Shares of Manchester-based clothing and footwear digital retailer N Brown Group fell about 3% after it published an update on trading for the 13 weeks ended June 3, 2023, showing revenue fell 9.9% to £148.7 million.
N Brown’s retail brands include JD Williams, Simply Be and Jacamo.
“As outlined in our FY23 preliminary results, the softer product revenue seen in Q4 FY23 has broadly continued into Q1 FY24, reflecting poor early Spring weather and low consumer confidence,” said N Brown.
“The impact of these factors on volumes has been partially offset by higher average item values, and we saw an improving product revenue trend across the quarter.
“Financial Services revenue reflects the lower FY23 closing debtor book position, as anticipated.”
N Brown reported “continued strategic progress.”
It said: “The progress in executing the group’s strategy has continued, including investment in the new mobile-first website for Jacamo, which follows the launch of the new website for Simply Be in FY23.
“As part of a rebalancing of media investment across the group towards driving brand awareness and performance, Jacamo has also launched a new partnership with LADbible to create engaging video content and wider campaigns focused on passions and skills, with every featured look shoppable at Jacamo online.”

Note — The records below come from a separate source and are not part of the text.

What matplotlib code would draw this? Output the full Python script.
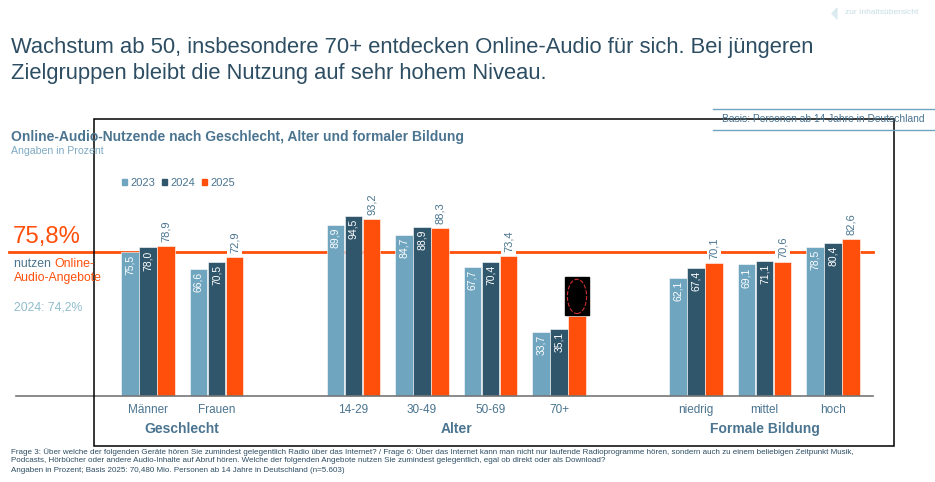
import matplotlib
matplotlib.use('Agg')
import matplotlib.pyplot as plt
import matplotlib.patches as mpatches
import numpy as np

plt.rcParams['font.family'] = ['Liberation Sans', 'DejaVu Sans']

# Daten
kategorien = ['Männer', 'Frauen', '14-29', '30-49', '50-69', '70+', 'niedrig', 'mittel', 'hoch']
positionen = [0, 1, 3, 4, 5, 6, 8, 9, 10]
gruppen = ['Geschlecht', 'Alter', 'Formale Bildung']
gruppen_idx = [[0, 1], [2, 3, 4, 5], [6, 7, 8]]
jahre = ['2023', '2024', '2025']
werte_2023 = [75.5, 66.6, 89.9, 84.7, 67.7, 33.7, 62.1, 69.1, 78.5]
werte_2024 = [78.0, 70.5, 94.5, 88.9, 70.4, 35.1, 67.4, 71.1, 80.4]
werte_2025 = [78.9, 72.9, 93.2, 88.3, 73.4, 42.0, 70.1, 70.6, 82.6]
gesamt_2025 = 75.8
gesamt_2024 = 74.2
verdeckt = [False, False, False, False, False, True, False, False, False]

farben = ['#6fa5bf', '#30566b', '#ff4f0a']
dunkel = '#2d4d63'
mittelblau = '#4a7490'
hellblau = '#7eaac4'

W, H = 935, 482
fig = plt.figure(figsize=(W / 100, H / 100), dpi=100)


def fx(px):
    return px / W


def fy(py):
    return 1 - py / H


# Achse über die ganze Abbildung; 0 = Grundlinie bei y=396px
ax = fig.add_axes([0, 0, 1, 1])
einheit_x = 68.5
x0 = 148
einheit_y = 1.904
y0 = 396
ax.set_xlim(-x0 / einheit_x, (W - x0) / einheit_x)
ax.set_ylim(-(H - y0) / einheit_y, y0 / einheit_y)
ax.axis('off')

# Referenzlinie und Grundlinie
ax.axhline(gesamt_2025, xmin=fx(9), xmax=fx(873), color=farben[2], lw=2, zorder=1)
ax.axhline(0, xmin=fx(16), xmax=fx(873), color='#777777', lw=1.2, zorder=3)

pos = np.array(positionen, dtype=float)
breite = 0.25
abstand = 0.263
for i, (werte, farbe) in enumerate(zip([werte_2023, werte_2024, werte_2025], farben)):
    xs = pos + (i - 1) * abstand
    ax.bar(xs, werte, width=breite, color=farbe, edgecolor='white', linewidth=0.4, zorder=2)
    for x, v, hide in zip(xs, werte, verdeckt):
        txt = f'{v:.1f}'.replace('.', ',')
        if i < 2:
            ax.text(x, v - 1.6, txt, rotation=90, ha='center', va='top',
                    color='white', fontsize=7.5, zorder=4)
        elif hide:
            # geschwärzter Wert wie in der Vorlage
            ax.add_patch(mpatches.Rectangle((x - 0.18, v + 0.3), 0.36, 20,
                                            color='black', zorder=5))
            ax.add_patch(mpatches.Ellipse((x, v + 10.3), 0.28, 18, fill=False,
                                          ec='#d03030', ls='--', lw=0.8, zorder=6))
        else:
            ax.text(x, v + 2.0, txt, rotation=90, ha='center', va='bottom',
                    color=mittelblau, fontsize=8, zorder=4,
                    bbox=dict(facecolor='white', edgecolor='none', pad=1.5))

# Kategorie- und Gruppenbeschriftungen
for p, k in zip(positionen, kategorien):
    ax.text(p, -7.4, k, ha='center', va='center', color=mittelblau, fontsize=8.5)
for g, idx in zip(gruppen, gruppen_idx):
    mitte = np.mean([positionen[j] for j in idx])
    ax.text(mitte, -17.5, g, ha='center', va='center', color=mittelblau,
            fontsize=10, fontweight='bold')

# Legende
handles = [mpatches.Patch(color=c, label=j) for c, j in zip(farben, jahre)]
leg = ax.legend(handles=handles, ncol=3, frameon=False, loc='center left',
                bbox_to_anchor=(fx(112), fy(183)), bbox_transform=fig.transFigure,
                handlelength=0.45, handleheight=0.45, handletextpad=0.3,
                columnspacing=0.6, fontsize=8)
for t in leg.get_texts():
    t.set_color(mittelblau)

# Rahmen
fig.patches.append(mpatches.Rectangle((fx(94), fy(446)), fx(894) - fx(94), fy(119) - fy(446),
                                      fill=False, ec='black', lw=1.1,
                                      transform=fig.transFigure, zorder=0))

# Titel
fig.text(fx(11), fy(48), 'Wachstum ab 50, insbesondere 70+ entdecken Online-Audio für sich. Bei jüngeren',
         fontsize=15.8, color=dunkel, va='center')
fig.text(fx(11), fy(73), 'Zielgruppen bleibt die Nutzung auf sehr hohem Niveau.',
         fontsize=15.8, color=dunkel, va='center')

# Link oben rechts
fig.text(fx(845), fy(13), 'zur Inhaltsübersicht', fontsize=6, color='#c5dde3', va='center')
fig.patches.append(mpatches.Polygon([[fx(837), fy(8)], [fx(837), fy(19)], [fx(832), fy(13.5)]],
                                    closed=True, color='#dcebef', transform=fig.transFigure))

# Basis-Box
for py in (109, 130):
    fig.add_artist(plt.Line2D([fx(713), fx(935)], [fy(py), fy(py)], color='#6fa5bf', lw=1))
fig.text(fx(722), fy(119.5), 'Basis: Personen ab 14 Jahre in Deutschland', fontsize=7.4,
         color=mittelblau, va='center')

# Untertitel
fig.text(fx(11), fy(137), 'Online-Audio-Nutzende nach Geschlecht, Alter und formaler Bildung',
         fontsize=10, fontweight='bold', color=mittelblau, va='center')
fig.text(fx(11), fy(151), 'Angaben in Prozent', fontsize=7.6, color=hellblau, va='center')

# Gesamtwert links
fig.text(fx(13), fy(237), '75,8%', fontsize=17.2, color=farben[2], va='center')
fig.text(fx(14), fy(264), 'nutzen ', fontsize=8.8, color=mittelblau, va='center')
fig.text(fx(54), fy(264), 'Online-', fontsize=8.8, color=farben[2], va='center')
fig.text(fx(14), fy(278), 'Audio-Angebote', fontsize=8.8, color=farben[2], va='center')
fig.text(fx(14), fy(308), '2024: 74,2%', fontsize=8.8, color='#8fbccc', va='center')

# Fußnote
fuss = [
    'Frage 3: Über welche der folgenden Geräte hören Sie zumindest gelegentlich Radio über das Internet? / '
    'Frage 6: Über das Internet kann man nicht nur laufende Radioprogramme hören, sondern auch zu einem beliebigen Zeitpunkt Musik,',
    'Podcasts, Hörbücher oder andere Audio-Inhalte auf Abruf hören. Welche der folgenden Angebote nutzen Sie '
    'zumindest gelegentlich, egal ob direkt oder als Download?',
    'Angaben in Prozent; Basis 2025: 70,480 Mio. Personen ab 14 Jahre in Deutschland (n=5.603)',
]
for py, zeile in zip((452, 461, 471), fuss):
    fig.text(fx(11), fy(py), zeile, fontsize=5.75, color=dunkel, va='center')

fig.savefig('out.png', dpi=100)
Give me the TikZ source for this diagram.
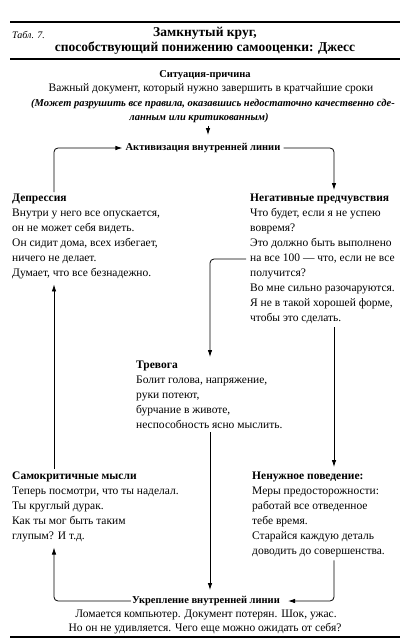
\documentclass[tikz,border=0pt]{standalone}
\usepackage{fontspec}
\setmainfont{Liberation Serif}
\usetikzlibrary{arrows.meta}
\begin{document}
\begin{tikzpicture}[x=1pt,y=-1pt,
  body/.style={inner sep=0pt, font=\fontsize{11.5}{15}\selectfont},
  bhd/.style={inner sep=0pt, font=\bfseries\fontsize{10.5}{13}\selectfont},
  ital/.style={inner sep=0pt, font=\bfseries\itshape\fontsize{10.5}{13}\selectfont},
  blk/.style={body, anchor=north west, align=left},
  arr/.style={-{Latex[length=7pt,width=4.5pt]}, line width=0.8pt, rounded corners=4pt},
  hrule/.style={line width=1.1pt}]
\useasboundingbox (0,0) rectangle (419,639);
\fill[white] (0,0) rectangle (419,639);
\draw[hrule] (10,22) -- (400,22);
\draw[hrule] (10,59) -- (400,59);
\draw[hrule] (10,637) -- (400,637);
\node[inner sep=0pt, anchor=west, font=\itshape\fontsize{10}{12}\selectfont] (tab) at (12,35) {Табл. 7.};
\node[inner sep=0pt, align=center, font=\bfseries\fontsize{13.5}{15.5}\selectfont] (title) at (205,41) {Замкнутый круг,\\способствующий понижению самооценки: Джесс};
\node[bhd] (sit) at (205,75) {Ситуация-причина};
\node[body] (sit1) at (211,89) {Важный документ, который нужно завершить в кратчайшие сроки};
\node[ital] (sit2) at (213,104) {(Может разрушить все правила, оказавшись недостаточно качественно сде-};
\node[ital] (sit3) at (199,118) {ланным или критикованным)};
\node[bhd] (act) at (203,148) {Активизация внутренней линии};
\draw[arr] ([xshift=9pt,yshift=-3pt]sit3.south) -- ([xshift=5pt,yshift=8pt]act.north);

\node[blk] (dep) at (12,194) {\textbf{Депрессия}\\Внутри у него все опускается,\\он не может себя видеть.\\Он сидит дома, всех избегает,\\ничего не делает.\\Думает, что все безнадежно.};
\node[blk] (neg) at (250,194) {\textbf{Негативные предчувствия}\\Что будет, если я не успею\\вовремя?\\Это должно быть выполнено\\на все 100 — что, если не все\\получится?\\Во мне сильно разочаруются.\\Я не в такой хорошей форме,\\чтобы это сделать.};
\node[blk] (trev) at (136,361) {\textbf{Тревога}\\Болит голова, напряжение,\\руки потеют,\\бурчание в животе,\\неспособность ясно мыслить.};
\node[blk] (self) at (12,472) {\textbf{Самокритичные мысли}\\Теперь посмотри, что ты наделал.\\Ты круглый дурак.\\Как ты мог быть таким\\глупым? И т.д.};
\node[blk] (beh) at (252,472) {\textbf{Ненужное поведение:}\\Меры предосторожности:\\работай все отведенное\\тебе время.\\Старайся каждую деталь\\доводить до совершенства.};
\node[bhd] (ukr) at (206,601) {Укрепление внутренней линии};
\node[body] (ukr1) at (206,615) {Ломается компьютер. Документ потерян. Шок, ужас.};
\node[body] (ukr2) at (205,629) {Но он не удивляется. Чего еще можно ожидать от себя?};

\draw[arr] ([xshift=42pt,yshift=2pt]dep.north west) |- ([xshift=-3pt]act.west);
\draw[arr] ([xshift=3pt]act.east) -| ([xshift=84pt,yshift=4pt]neg.north west);
\draw[arr] ([xshift=-4pt,yshift=-65pt]neg.north west) -| ([xshift=74pt,yshift=4pt]trev.north west);
\draw[arr] ([xshift=84pt,yshift=-3pt]neg.south west) -- ([xshift=82pt,yshift=5pt]beh.north west);
\path ([xshift=74pt]trev.south west) coordinate (tb);
\draw[arr] ([yshift=-3pt]tb) -- ([yshift=6pt]tb |- ukr.north);
\draw[arr] ([xshift=82pt,yshift=-3pt]beh.south west) |- ([xshift=8pt]ukr.east);
\draw[arr] ([xshift=-1pt]ukr.west) -| ([xshift=42pt,yshift=-5pt]self.south west);
\draw[arr] ([xshift=42pt,yshift=3pt]self.north west) -- ([xshift=42pt,yshift=-5pt]dep.south west);
\end{tikzpicture}
\end{document}
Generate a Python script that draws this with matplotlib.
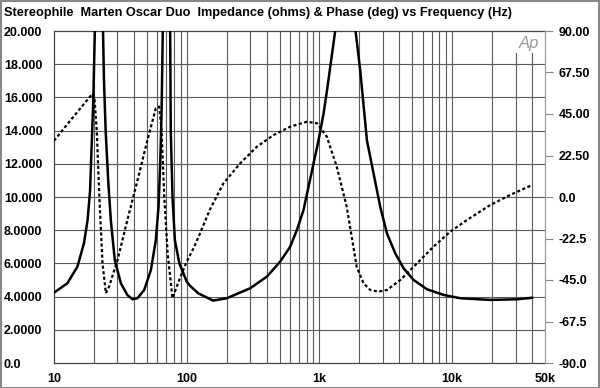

N Brown CEO Steve Johnson said: “We have started the year with an elevated focus on the transformational priorities which will deliver the biggest benefits, including new mobile-first websites for Jacamo and JD Williams, and the delivery of our new financial services platform. We are pleased with the progress we are making including moving towards the full roll-out to customers of the new Jacamo website.
“As flagged in our FY23 Preliminary results, we expect weak consumer confidence to continue through FY24 and are therefore taking a disciplined approach to managing costs and driving margin improvements whilst we invest in the business for medium-term growth.
“We remain confident in the strategy, and expect to continue to deliver progress across each of our strategic pillars this year.”